The problems that it causes are catastrophic, and extend far beyond the financial poverty of the people in kollel. Parents drive themselves into deep debt in order to marry off their children, which requires buying them apartments and supporting them for many years, even forever. Shidduchim are made and broken on the basis of money. An often unbearable strain is put on the wife, who is expect to not only give birth to, and raise, many children, but shoulder the burden of earning money (in contrast to the kesubah). The men themselves often feel unfulfilled and inadequate (which they are). And poverty itself is the cause of many problems with shalom bayis. And it's a problem that just gets worse and worse with each generation; for each child that goes a little "off" and attends one of the new charedi vocational training schools, there are five that don't.
In Israel, the problem is compounded. Not only is there an entire community that simply shirks its responsibility in sharing the national burden of serving in the army, pretending (to itself as well as others) that learning in kollel is an adequate substitute. It also drains from the national economy instead of contributing to it (and I'm not just speaking about money - I am talking about not putting skilled people into the workforce). The result is a community that is fundamentally selfish - taking and not giving.

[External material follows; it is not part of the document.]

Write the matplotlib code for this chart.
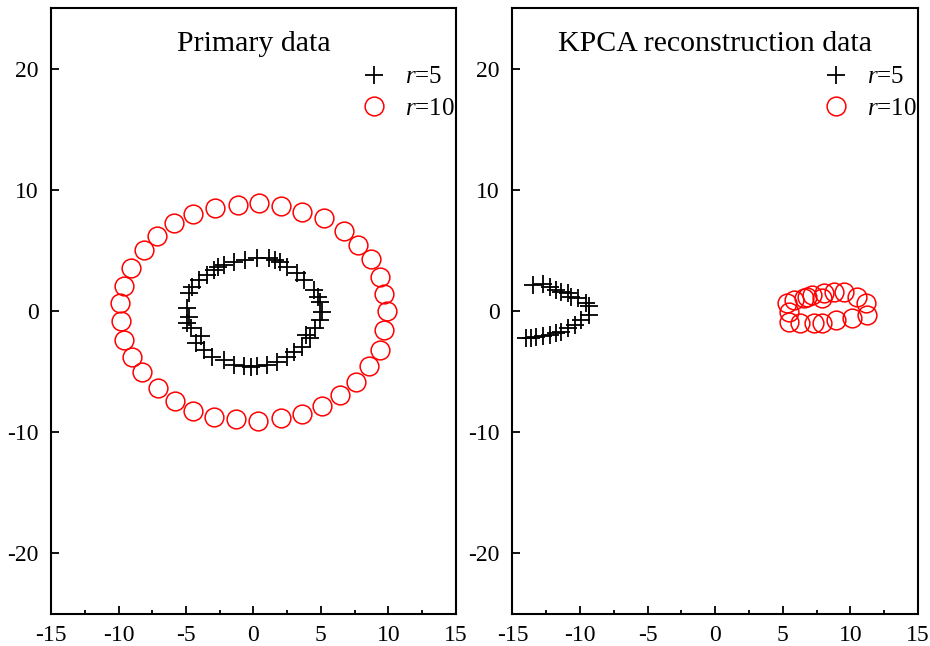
import numpy as np
import matplotlib
matplotlib.use("Agg")
from matplotlib import pyplot as plt
from matplotlib.ticker import MultipleLocator

plt.rcParams["font.family"] = ["Liberation Serif", "DejaVu Serif"]
plt.rcParams["mathtext.fontset"] = "custom"
plt.rcParams["mathtext.it"] = "Liberation Serif:italic"
plt.rcParams["mathtext.rm"] = "Liberation Serif"
plt.rcParams["axes.unicode_minus"] = False

# primary data, r=5
p5_x = [0.27, -0.59, 1.13, -1.46, 2.00, -2.20, 2.49, -2.93, 3.23, -3.42, 3.72, -4.04,
        4.46, -4.53, -4.78, 4.95, -4.90, 5.08, -4.78, 4.95, -4.66, 4.58, -4.29, 4.21,
        -3.67, 3.60, -3.05, 2.98, 2.49, -2.20, -1.46, -0.72, 0.27, 1.01, 1.75, 3.9, -3.9,
        4.8, -4.9, -2.6, 1.6, -0.2]
p5_y = [4.36, 4.21, 4.36, 4.07, 4.07, 3.80, 3.66, 3.39, 3.12, 2.98, 2.56, 2.56,
        1.74, 2.01, 1.46, 0.77, 0.22, -0.06, -0.47, -0.74, -1.43, -1.43, -2.67, -2.26,
        -3.22, -2.95, -3.78, -3.36, -3.78, -4.05, -4.46, -4.55, -4.55, -4.46, -4.19, -2.0, -2.1,
        1.2, -1.0, 3.6, 4.2, -4.6]
# primary data, r=10
p10_x = [0.44, 2.07, 3.62, 5.25, 6.73, 7.76, 8.72, 9.39, 9.68, 9.90, 9.68, 9.39, 8.57,
         7.61, 6.43, 5.10, 3.62, 2.07, 0.37, -1.26, -2.96, -4.51, -5.84, -7.10, -8.28,
         -9.02, -9.61, -9.83, -9.90, -9.61, -9.09, -8.13, -7.17, -5.91, -4.51, -2.88, -1.18]
p10_y = [8.93, 8.68, 8.18, 7.69, 6.61, 5.45, 4.30, 2.81, 1.40, 0.0, -1.57, -3.22, -4.55,
         -5.87, -6.94, -7.85, -8.51, -8.84, -9.09, -8.93, -8.76, -8.26, -7.44, -6.36, -5.04,
         -3.80, -2.40, -0.83, 0.66, 2.07, 3.55, 5.04, 6.20, 7.27, 8.02, 8.51, 8.76]

# KPCA reconstruction, r=5
k5_x = [-13.49, -12.75, -12.25, -11.75, -11.38, -10.89, -10.64, -10.15, -9.52, -9.3,
        -9.3, -9.90, -10.39, -10.89, -11.38, -11.75, -12.25, -12.75, -13.24, -13.61, -13.98]
k5_y = [2.15, 2.23, 2.01, 1.74, 1.60, 1.46, 1.18, 1.05, 0.64, 0.45,
        -0.35, -0.74, -1.16, -1.43, -1.71, -1.79, -1.98, -2.07, -2.17, -2.26, -2.26]
# KPCA reconstruction, r=10
k10_x = [5.44, 5.32, 5.81, 6.56, 6.81, 7.18, 7.92, 8.04, 9.52, 10.52, 11.14, 11.26,
         10.15, 8.91, 7.92, 7.30, 6.31, 5.44, 8.8]
k10_y = [-0.06, 0.64, 0.91, 1.05, 1.18, 1.32, 1.05, 1.51, 1.60, 1.18, 0.64, -0.33,
         -0.60, -0.74, -1.02, -1.02, -1.02, -0.88, 1.6]

titles = ["Primary data", "KPCA reconstruction data"]

fig = plt.figure(figsize=(9.3, 6.46), dpi=100)
ax1 = fig.add_axes([0.055, 0.050, 0.435, 0.937])
ax2 = fig.add_axes([0.551, 0.050, 0.436, 0.937])

panels = [(ax1, p5_x, p5_y, p10_x, p10_y), (ax2, k5_x, k5_y, k10_x, k10_y)]
for (ax, x5, y5, x10, y10), title in zip(panels, titles):
    ax.plot(x5, y5, ls="none", marker="+", ms=13, mew=1.3, color="black",
            label=r"$\mathit{r}$=5")
    ax.plot(x10, y10, ls="none", marker="o", ms=13.5, mew=1.1, mfc="none",
            mec="red", label=r"$\mathit{r}$=10")
    ax.set_xlim(-15, 15)
    ax.set_ylim(-25, 25)
    ax.xaxis.set_major_locator(MultipleLocator(5))
    ax.xaxis.set_minor_locator(MultipleLocator(2.5))
    ax.yaxis.set_major_locator(MultipleLocator(10))
    ax.tick_params(which="major", direction="in", length=6, width=1.3,
                   labelsize=17, top=False, right=False)
    ax.tick_params(which="minor", direction="in", length=3, width=1.3)
    ax.tick_params(axis="x", pad=8)
    ax.tick_params(axis="y", pad=9)
    for s in ax.spines.values():
        s.set_linewidth(1.5)
    ax.text(0.5, 0.942, title, transform=ax.transAxes, ha="center", va="center",
            fontsize=21.5)
    ax.legend(loc="upper right", bbox_to_anchor=(1.035, 0.93), frameon=False,
              fontsize=18, handletextpad=0.45, labelspacing=0.35, borderaxespad=0.2,
              handlelength=1.6)

fig.savefig("out.png", dpi=100)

(It could be that living in Ramat Bet Shemesh makes me especially sensitive to this problem. I am surrounded by hundreds of lovely Anglo charedi-wannabe families, in which the husband has a good job thanks to his college education, and/or there is a lot of parental support. But they send their kids to charedi schools in which there is little or no secular education, and even more significantly, the kids are educated with the Charedi ideal that work is for people who fail. The children will never be able to support themselves to the level of security and comfort that they have grown up with and become accustomed to; instead, they are on the path to all the problems mentioned above, which will be even worse when they themselves have children.)
I was gradually working along this line of thinking even before my books were banned. The ban just helped remove the emotional ties that hindered me from seeing the conclusion.